Central to the Eisenhower legacy was his relationship to the American public, a relationship based securely on a shared democratic ethic. Michael Beschloss (chair), Kiron Skinner, and Richard Norton Smith explore the manner in which Eisenhower’s basic values were shaped by his upbringing in Abilene, Kansas, where he learned from an early age to balance team play with leadership, cooperation with competition, and individual striving with service to others. In the years that followed he never lost his faith in the ability of the people to decide for themselves who their leaders should be and what policies they should implement. His values were reinforced at the U.S. Military Academy, and the motto “Duty, Honor, Country” became the bedrock for his life of service to the nation. In effect, the story of that life of service became an essential part of his legacy to the people he loved and led. As a leader, he was interested in making society and its basic institutions successful and efficient. Precise about responsibilities and authority, he was a relentlessly positive and forceful commander and executive. He worked endlessly to promote cooperation and compromise in every institution he served. His conviction as President that the middle way between extremes was the best way for a democracy to succeed was deeply grounded in his fundamental values and his experiences as a military officer, president of a leading educational institution, and commander of the military forces in Europe for the North Atlantic Treaty Organization.

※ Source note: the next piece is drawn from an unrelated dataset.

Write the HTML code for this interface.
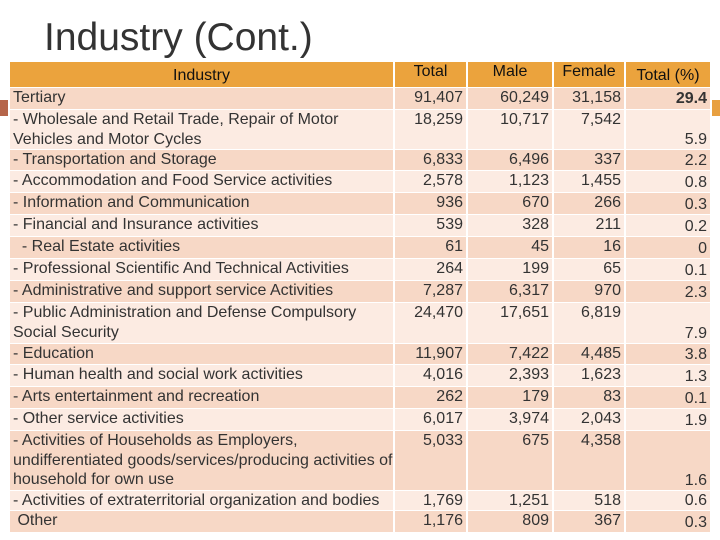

While promoting individualism and cooperation, he fully understood that the United States could not always avoid conflict and needed strong national programs if the country was going to continue to lead the free world against communist aggression. He improved and strengthened the nation’s military forces, established the guiding principles for U.S. exploration of space, and promoted the transportation infrastructure the country needed for national security and economic prosperity. By blending traditional American values with a vigorous emphasis upon internationalism, he helped usher the nation into a new age.